О, сколько страниц дневника посвятил этой девушке с факультета восточных языков! Нужно иметь очень оригинальный ум, чтобы выбрать себе такую редкостную и такую бесперспективную профессию как японская филология. Её чёрный потертый портфель с двумя железными замками был увесистым. Из него она вынимала то толстенный том «Истории древнего Востока» Авдеева, то русско-японский словарь Конрада, принадлежавший когда-то судовой библиотеке пассажирского лайнера-турбохода «Советский Союз» дальневосточного пароходства (как свидетельствовала судовая печать). Она читала всегда: в трамвае по пути домой или на занятия, раскрыв на коленях, или на пляже под стеной Петропавловской крепости.

Миша иногда подкарауливал трёхкопеечный трамвай, в котором ехала на учёбу Маргоша, добираясь из Оккервиля. В руках у него был пятый том писем Флобера (из недавно вышедшего собрания сочинений) и букетик из нескольких веточек душистой поздней сирени. «Флобер, бессонница и поздняя сирень тебя – красавицу …» – декламировал игриво-романтичный Кралечкин вместо приветствия. Трамвай дизайном выглядел как космический корабль, устремлённый в фантастическое будущее, поэтому Миша шутливо величал свою спутницу Аэлитой и шутейно ревновал её к всемирному злодею инженеру Гарину.

Кралечкин хотел бы следовать завету известного писателя любить свирепо и властно, властно и милосердно. Однако ему не хватало духа в этом мужском деле по жизни, или тестостерона, как сказал Миша Ковалёв, что, собственно, уберегало его в некотором смысле от того, чтобы не впасть в эгоцентризм ницшеанского толка в его будущей эволюции как творческой единицы, а с другой стороны это провоцировало его на старческие срывы и нервные вывихи.
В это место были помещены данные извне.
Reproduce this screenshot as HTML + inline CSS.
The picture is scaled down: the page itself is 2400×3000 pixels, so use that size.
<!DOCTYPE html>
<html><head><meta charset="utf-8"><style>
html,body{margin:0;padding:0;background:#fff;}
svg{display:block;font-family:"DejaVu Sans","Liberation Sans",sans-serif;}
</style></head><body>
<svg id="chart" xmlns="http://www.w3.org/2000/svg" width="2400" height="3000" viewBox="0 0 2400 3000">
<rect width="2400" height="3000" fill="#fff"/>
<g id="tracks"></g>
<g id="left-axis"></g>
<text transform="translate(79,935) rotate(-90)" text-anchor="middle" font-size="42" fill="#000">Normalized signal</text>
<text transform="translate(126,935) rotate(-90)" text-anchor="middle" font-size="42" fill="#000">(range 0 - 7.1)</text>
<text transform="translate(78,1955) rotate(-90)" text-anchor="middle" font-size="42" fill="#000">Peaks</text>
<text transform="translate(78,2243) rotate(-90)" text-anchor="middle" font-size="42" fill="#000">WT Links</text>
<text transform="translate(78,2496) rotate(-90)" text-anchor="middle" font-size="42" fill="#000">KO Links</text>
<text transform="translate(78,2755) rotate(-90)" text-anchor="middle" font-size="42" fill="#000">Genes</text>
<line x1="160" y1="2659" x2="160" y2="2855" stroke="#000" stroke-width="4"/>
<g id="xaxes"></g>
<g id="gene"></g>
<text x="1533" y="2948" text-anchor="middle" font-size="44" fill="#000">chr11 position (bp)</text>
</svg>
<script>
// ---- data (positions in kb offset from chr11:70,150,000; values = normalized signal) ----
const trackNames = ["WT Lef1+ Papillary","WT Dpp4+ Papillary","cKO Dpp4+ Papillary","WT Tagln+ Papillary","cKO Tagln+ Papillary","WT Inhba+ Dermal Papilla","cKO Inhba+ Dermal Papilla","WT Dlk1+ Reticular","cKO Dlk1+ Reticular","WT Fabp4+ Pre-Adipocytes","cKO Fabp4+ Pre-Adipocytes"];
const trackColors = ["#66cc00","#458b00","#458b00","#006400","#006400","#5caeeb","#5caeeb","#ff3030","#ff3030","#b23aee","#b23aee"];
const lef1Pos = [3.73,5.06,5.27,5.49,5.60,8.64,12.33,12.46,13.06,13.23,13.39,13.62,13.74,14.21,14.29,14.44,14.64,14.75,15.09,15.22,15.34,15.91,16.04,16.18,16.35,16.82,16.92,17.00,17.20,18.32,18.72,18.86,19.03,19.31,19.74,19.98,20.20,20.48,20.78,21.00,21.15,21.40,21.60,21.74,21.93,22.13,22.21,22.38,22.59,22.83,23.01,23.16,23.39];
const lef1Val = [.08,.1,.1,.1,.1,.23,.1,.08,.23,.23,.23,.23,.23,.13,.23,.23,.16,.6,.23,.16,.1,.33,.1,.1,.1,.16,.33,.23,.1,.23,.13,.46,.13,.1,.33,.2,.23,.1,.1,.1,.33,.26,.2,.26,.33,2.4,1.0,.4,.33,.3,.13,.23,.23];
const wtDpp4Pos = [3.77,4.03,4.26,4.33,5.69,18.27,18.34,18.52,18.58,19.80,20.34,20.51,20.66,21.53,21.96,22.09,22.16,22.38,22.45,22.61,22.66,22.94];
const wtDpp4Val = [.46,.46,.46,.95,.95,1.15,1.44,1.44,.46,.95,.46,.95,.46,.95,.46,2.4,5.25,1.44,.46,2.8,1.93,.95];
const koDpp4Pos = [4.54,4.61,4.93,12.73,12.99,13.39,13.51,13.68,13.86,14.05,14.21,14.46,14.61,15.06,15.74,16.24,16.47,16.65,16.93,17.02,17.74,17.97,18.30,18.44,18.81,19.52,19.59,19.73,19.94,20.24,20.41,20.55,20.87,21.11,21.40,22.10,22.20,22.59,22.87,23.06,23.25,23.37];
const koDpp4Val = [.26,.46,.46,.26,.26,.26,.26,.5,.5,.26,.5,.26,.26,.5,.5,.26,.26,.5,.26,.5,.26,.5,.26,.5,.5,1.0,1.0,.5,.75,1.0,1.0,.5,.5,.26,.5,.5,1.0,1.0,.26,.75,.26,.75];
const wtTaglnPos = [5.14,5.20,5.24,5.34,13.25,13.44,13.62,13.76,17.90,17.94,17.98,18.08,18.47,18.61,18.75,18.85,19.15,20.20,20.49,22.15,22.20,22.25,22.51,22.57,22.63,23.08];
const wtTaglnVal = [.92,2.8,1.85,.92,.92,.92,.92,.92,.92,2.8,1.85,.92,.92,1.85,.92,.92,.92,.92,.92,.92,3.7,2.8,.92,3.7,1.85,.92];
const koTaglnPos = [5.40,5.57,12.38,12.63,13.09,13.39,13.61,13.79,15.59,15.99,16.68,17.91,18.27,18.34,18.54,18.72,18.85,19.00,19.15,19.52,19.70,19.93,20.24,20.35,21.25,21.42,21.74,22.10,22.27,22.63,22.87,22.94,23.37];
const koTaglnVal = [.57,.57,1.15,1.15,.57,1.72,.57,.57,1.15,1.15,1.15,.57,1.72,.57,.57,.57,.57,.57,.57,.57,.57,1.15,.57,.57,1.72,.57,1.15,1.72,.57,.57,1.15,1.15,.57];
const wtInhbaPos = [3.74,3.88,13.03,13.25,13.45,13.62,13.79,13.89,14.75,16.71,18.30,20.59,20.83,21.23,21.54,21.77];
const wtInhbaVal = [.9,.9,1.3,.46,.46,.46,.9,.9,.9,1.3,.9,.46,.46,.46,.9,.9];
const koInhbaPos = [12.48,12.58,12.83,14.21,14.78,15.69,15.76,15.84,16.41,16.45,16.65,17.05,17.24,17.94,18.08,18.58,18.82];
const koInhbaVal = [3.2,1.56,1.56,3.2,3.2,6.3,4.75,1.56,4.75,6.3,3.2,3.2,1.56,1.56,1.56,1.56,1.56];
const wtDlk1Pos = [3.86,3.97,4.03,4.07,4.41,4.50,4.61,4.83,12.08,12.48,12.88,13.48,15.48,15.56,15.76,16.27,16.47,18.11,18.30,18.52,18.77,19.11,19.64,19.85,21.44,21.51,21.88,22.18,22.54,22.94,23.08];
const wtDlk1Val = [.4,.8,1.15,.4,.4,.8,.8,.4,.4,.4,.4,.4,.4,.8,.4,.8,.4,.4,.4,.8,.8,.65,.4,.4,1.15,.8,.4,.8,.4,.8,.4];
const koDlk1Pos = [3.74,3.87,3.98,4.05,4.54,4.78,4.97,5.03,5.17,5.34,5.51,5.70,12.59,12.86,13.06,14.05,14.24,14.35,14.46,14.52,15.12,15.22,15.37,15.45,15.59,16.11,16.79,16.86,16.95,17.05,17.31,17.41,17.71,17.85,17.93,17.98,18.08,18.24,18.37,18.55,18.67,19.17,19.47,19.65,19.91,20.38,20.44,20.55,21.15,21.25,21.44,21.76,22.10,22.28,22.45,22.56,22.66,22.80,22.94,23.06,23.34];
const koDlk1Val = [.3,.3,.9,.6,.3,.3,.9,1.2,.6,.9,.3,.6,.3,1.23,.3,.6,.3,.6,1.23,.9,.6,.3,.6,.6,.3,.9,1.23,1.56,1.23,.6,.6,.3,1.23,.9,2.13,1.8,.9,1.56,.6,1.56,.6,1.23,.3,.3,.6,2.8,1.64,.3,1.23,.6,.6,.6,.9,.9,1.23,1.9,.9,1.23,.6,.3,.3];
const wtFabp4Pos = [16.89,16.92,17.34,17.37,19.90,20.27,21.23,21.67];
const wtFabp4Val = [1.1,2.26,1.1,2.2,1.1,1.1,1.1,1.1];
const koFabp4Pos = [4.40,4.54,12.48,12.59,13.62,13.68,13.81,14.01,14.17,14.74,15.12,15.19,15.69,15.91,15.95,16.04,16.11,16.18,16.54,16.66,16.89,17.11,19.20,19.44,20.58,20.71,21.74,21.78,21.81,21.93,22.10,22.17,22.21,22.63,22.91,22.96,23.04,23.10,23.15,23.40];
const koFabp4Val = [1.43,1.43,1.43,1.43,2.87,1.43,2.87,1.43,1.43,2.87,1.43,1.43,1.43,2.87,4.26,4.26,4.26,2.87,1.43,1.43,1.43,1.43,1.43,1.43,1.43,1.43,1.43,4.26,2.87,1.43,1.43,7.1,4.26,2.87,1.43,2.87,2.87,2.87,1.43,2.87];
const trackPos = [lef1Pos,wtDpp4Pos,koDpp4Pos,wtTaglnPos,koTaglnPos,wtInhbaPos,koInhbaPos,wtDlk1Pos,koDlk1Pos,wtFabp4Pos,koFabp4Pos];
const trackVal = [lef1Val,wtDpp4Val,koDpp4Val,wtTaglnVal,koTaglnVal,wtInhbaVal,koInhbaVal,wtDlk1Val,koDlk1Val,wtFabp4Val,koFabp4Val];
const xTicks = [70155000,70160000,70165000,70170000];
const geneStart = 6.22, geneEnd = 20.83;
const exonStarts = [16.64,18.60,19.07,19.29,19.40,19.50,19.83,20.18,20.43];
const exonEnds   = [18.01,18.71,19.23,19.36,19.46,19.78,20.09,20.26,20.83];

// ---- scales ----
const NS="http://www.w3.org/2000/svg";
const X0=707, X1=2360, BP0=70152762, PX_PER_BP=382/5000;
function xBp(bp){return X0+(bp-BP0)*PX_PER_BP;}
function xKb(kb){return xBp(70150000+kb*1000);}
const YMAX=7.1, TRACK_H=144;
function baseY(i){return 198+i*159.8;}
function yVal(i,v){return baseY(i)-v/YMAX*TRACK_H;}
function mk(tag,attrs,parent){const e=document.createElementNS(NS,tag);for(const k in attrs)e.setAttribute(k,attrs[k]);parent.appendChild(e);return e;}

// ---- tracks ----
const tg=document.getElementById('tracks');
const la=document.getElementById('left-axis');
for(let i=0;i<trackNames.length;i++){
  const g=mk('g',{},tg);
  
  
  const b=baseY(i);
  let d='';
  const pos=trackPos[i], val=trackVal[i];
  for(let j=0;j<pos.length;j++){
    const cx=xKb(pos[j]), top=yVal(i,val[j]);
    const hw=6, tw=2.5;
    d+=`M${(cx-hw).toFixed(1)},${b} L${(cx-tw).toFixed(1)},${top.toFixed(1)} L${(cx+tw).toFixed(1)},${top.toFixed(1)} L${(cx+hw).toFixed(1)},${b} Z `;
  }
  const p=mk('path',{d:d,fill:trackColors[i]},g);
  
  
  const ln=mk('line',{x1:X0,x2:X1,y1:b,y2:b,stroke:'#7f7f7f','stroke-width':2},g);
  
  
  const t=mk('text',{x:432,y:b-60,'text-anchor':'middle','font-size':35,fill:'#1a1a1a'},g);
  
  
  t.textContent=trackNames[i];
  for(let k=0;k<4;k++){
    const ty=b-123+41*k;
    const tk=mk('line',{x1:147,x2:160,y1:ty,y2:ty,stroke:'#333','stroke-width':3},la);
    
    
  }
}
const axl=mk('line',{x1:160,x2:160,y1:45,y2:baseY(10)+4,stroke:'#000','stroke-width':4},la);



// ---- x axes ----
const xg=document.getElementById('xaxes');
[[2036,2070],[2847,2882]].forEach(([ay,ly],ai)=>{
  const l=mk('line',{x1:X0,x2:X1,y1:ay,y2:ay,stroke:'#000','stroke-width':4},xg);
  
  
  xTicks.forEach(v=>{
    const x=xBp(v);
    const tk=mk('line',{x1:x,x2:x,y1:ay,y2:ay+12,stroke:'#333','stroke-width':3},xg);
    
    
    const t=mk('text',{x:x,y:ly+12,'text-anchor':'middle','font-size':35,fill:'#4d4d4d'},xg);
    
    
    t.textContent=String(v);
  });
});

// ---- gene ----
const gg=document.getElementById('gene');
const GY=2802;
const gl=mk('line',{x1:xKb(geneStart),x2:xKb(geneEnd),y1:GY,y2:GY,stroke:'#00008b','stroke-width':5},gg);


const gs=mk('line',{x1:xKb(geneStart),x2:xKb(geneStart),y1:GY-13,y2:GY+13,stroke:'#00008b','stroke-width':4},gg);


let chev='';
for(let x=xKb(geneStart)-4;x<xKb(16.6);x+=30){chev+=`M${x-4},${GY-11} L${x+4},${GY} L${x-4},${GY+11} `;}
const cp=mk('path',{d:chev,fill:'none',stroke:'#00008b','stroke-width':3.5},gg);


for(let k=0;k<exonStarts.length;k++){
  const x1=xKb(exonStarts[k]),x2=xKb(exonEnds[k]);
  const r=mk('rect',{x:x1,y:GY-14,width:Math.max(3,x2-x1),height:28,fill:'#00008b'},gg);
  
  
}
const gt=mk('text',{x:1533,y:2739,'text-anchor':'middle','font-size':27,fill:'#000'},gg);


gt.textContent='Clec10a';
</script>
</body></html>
Влечению своему он мучительно пытался придать какой-то смысл, найти логику, кроме пошлого наслаждения, и не обнаружив ни от того, ни от другого, и успокоился мыслью, что влечение сродни наводнению, когда разливается Нева, и спасайся как можешь…

Она приехала поступать в Ленинградский Государственный Университет имени Жданова издалёка-дальнего, откуда-то из-за Урала, из Верхотурова, али из Владивостока (видимо, эта два города были связаны в её биографии), и была усердна сверх меры как все провинциалы. Её трудно было назвать провинциалкой, скорее она была в глазах Миши чужестранкой, инопланетянкой. Что-то было связано в их семейной истории с русским Харбином, с КВЖД, с репатриацией, со старообрядческими традициями.